Thursday, April 9, 2009

The Christian Thing To Do

EDITORIAL THURSDAY 09.04.09.
The decision by an unnamed bureaucrat to remove the cross and the bible and all religious paraphernalia from the chapel at the Royal North Shore hospital has been described as political correctness gone mad. In fact, it’s worse than that. It is offensive and insulting and bigoted and only adds to the vilification of religious minorities who inevitably suffer the backlash from such ill considered decisions. Nobody gains anything from the intellectually bankrupt and morally perverse depiction of any religious faith as offensive.

Such a decision is insulting to everyone. It is insulting to Christians who are told that they cannot be permitted to display the symbols of their faith for fear of offending somebody else, while efforts to accommodate other faiths mean that all of us witness daily the symbols of minority faiths in public places. Somehow the majority faith has been turned into something that has to be hidden away, while at the same time members of that faith are instructed to be tolerant of all others. It is hypocrisy, and it is insulting.

It is also insulting to the Muslims, the Jews, the Buddhists, the Hindus, the Hare Krishnas, The Shaolins, and even the atheists who are not in the least bit offended that Christians might wish to display Christian symbols. Worse than being insulting, the claim that Christian symbols must be hidden away because it offends non-Christians only serves to incite resentment against people who were not offended in the first place. The innocent get the blame for idiotic decisions made by people who possibly don’t even have a firm grasp on religious concepts anyway. Certainly it’s clear they don’t have a grasp on basic common sense.

The truly ridiculous thing is that many people of other faiths cannot understand why supposed Christians are not more active in displaying the signs of their faith. They cannot understand why Christians act is if they are embarrassed about who they are or what they believe in. Many of them even realize, quite rightly, that if the right to be openly Christian is gradually undermined then it is only a matter of time before the right to be openly displaying any other faith will also come under attack.

The Chapel in question at the Royal North Shore Hospital is used as a multi-denominational place of reflection and worship. There is nothing wrong with that. There is nothing wrong with displaying the symbols of a number of different faiths, but to display none seems to rob it of any kind of significance or sense of purpose. It is a fact of life that our community is shared by people from a variety of faiths, and a public amenity such as a Chapel at a hospital will be too.
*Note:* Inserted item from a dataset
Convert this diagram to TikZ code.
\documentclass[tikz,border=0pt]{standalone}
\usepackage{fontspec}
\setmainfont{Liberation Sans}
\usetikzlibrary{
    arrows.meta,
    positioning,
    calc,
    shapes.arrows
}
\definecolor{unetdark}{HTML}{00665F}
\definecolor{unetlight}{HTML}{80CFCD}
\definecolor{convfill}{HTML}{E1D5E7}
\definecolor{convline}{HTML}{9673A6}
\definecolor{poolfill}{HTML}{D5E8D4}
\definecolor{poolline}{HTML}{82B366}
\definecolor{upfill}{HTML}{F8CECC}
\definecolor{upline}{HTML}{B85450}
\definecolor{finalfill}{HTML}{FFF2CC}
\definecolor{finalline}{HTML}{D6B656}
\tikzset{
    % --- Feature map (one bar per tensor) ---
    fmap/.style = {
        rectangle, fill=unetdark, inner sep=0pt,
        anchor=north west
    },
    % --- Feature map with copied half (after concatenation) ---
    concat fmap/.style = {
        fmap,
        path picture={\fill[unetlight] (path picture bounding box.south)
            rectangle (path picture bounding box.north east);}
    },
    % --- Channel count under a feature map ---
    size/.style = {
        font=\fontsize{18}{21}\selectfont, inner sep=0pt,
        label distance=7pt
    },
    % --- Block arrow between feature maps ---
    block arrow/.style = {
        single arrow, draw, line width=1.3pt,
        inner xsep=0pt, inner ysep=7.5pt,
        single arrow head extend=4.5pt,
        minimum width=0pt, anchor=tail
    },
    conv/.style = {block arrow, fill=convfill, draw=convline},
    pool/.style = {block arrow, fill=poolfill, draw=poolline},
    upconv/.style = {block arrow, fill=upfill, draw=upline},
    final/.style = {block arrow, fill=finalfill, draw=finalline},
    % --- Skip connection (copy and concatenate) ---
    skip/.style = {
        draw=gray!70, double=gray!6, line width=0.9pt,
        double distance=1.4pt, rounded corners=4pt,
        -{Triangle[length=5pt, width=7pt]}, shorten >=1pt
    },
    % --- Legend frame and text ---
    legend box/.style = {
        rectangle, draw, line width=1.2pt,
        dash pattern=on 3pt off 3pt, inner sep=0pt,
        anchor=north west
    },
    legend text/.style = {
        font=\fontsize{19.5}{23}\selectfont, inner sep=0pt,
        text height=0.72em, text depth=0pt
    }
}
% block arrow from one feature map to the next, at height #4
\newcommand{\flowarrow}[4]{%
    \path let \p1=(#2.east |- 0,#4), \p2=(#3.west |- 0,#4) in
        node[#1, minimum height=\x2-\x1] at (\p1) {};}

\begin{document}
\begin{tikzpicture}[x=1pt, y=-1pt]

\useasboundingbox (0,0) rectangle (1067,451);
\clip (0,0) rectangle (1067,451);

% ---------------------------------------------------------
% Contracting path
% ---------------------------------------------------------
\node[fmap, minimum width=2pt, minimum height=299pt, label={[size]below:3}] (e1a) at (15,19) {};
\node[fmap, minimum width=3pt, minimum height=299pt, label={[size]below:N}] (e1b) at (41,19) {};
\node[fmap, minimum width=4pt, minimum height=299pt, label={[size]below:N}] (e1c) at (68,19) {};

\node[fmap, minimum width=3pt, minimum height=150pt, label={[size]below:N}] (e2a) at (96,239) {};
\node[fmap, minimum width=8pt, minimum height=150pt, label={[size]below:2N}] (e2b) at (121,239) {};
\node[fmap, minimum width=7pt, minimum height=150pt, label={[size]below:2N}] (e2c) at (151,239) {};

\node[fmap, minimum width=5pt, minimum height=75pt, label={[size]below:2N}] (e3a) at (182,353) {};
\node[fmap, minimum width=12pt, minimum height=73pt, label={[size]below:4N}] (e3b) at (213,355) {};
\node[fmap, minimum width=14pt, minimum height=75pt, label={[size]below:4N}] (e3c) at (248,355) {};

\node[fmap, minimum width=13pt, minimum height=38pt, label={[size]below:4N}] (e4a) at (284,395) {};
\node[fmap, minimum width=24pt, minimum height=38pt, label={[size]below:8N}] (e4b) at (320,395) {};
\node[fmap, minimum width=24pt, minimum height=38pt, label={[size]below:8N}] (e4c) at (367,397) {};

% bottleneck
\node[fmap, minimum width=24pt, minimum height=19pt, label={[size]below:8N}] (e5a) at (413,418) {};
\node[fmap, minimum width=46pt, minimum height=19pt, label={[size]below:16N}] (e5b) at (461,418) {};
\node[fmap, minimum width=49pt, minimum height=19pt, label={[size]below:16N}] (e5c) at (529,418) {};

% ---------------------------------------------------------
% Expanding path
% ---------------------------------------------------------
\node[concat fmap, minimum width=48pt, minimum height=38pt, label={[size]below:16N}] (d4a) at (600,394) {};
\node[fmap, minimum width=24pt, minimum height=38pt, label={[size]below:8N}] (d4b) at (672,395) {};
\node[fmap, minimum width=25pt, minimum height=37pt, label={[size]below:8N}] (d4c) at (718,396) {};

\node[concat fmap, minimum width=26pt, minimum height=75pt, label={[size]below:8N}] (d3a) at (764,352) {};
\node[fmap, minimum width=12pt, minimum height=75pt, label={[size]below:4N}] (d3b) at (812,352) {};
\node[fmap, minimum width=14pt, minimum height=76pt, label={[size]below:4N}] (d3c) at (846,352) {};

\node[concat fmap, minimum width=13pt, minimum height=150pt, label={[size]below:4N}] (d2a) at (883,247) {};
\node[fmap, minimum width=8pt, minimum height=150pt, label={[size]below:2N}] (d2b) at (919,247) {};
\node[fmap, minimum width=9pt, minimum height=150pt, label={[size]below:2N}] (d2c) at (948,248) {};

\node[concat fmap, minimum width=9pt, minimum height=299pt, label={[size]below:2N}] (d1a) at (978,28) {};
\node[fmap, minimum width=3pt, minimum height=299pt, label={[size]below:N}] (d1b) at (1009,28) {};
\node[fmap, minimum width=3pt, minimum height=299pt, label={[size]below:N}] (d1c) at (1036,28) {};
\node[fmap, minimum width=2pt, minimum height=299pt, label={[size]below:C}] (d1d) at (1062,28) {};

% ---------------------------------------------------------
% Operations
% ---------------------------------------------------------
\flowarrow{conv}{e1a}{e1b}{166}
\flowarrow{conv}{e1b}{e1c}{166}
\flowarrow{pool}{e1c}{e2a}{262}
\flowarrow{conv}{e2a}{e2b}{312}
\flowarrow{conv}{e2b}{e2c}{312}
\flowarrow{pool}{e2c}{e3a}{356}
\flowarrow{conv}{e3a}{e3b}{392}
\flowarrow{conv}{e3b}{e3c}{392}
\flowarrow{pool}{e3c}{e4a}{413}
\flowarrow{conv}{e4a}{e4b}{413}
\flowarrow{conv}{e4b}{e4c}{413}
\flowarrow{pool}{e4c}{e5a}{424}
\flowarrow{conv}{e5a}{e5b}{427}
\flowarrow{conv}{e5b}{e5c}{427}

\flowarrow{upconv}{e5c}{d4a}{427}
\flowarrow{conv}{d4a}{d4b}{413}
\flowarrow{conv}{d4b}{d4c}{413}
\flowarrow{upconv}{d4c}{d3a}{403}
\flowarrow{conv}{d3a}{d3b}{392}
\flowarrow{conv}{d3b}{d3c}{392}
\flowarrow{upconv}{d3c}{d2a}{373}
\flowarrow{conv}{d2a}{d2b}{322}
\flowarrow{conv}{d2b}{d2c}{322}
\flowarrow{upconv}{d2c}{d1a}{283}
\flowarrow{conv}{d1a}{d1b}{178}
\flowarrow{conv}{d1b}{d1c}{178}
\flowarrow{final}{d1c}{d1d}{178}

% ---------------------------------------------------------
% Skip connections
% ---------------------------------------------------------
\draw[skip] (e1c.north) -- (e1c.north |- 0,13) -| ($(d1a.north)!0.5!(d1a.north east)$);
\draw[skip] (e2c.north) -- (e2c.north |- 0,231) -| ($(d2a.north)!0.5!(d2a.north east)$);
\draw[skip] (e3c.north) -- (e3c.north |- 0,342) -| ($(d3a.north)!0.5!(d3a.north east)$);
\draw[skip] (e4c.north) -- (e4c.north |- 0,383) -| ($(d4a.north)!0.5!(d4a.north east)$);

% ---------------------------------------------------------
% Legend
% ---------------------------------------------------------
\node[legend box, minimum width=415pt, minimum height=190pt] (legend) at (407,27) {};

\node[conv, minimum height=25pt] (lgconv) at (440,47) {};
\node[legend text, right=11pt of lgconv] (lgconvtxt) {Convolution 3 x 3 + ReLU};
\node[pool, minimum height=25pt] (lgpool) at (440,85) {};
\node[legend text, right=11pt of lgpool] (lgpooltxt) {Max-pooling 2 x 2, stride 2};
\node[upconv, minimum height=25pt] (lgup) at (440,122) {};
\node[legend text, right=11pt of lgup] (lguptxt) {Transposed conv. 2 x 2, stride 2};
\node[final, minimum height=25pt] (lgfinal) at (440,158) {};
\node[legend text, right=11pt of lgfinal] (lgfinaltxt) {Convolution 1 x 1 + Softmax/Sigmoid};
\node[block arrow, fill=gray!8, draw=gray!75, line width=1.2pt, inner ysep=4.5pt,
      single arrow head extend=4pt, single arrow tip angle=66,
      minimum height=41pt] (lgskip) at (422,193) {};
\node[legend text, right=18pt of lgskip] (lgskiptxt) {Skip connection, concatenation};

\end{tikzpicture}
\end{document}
That means all who share that space must accept and tolerate each others’ differences, which ultimately mean very little in the light that most of them are there for very similar reasons in the first place. Muslim or Christian, Hindu or Jew, they are all there because somebody they care for is sick or dying and they are seeking a place of spiritual comfort. That is something we all share, and that is why a place such as this should not be made sterile and meaningless. It should instead be filled with care and compassion and love for each other. Oddly enough, that would be the Christian thing to do.